Ketika berbelanja baju sekarang-sekarang ini saya berfikir, apakah saya perlu baju sebanyak ini? Ketika membeli buku yang merupakan barang favorit saya, saya berfikir, siapa yang akan mewarisi buku-buku saya jika saya meninggal nanti? Buku saya keren-keren, karena banyak yang dibeli di negara saya bertugas. Sayang sekali dan saya gak terima kalau buku saya nanti cuma dikilo-in. Karena itu saya mengambil keputusan, bahwa buku-buku tentang politik akan saya berikan kepada Perpustakaan Ilmu Politik UI, tempat saya kuliah S2. Insya allah akan banyak bermanfaat, karena sebagian buku-buku saya tidak dijual di Indonesia. 
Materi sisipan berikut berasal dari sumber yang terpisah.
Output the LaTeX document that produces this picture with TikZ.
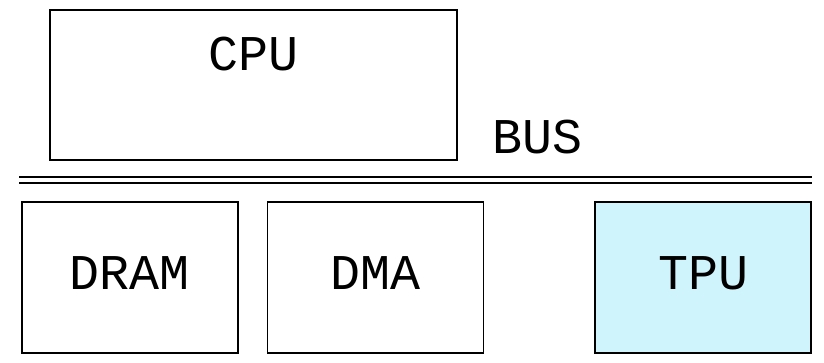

Takbir berkumandang dari pengeras suara mesjid. Persiapan sholat Ied sudah disiapkan, supaya besok tidak telat sholat Ied. Selamat Hari Raya Iedul Fitri, Mohon Maaf Lahir Batin. Semoga puasa kita sebulan di bulan Ramadhan menjadi penghapus dosa-dosa yang telah kita perbuat. Aamiin YRA.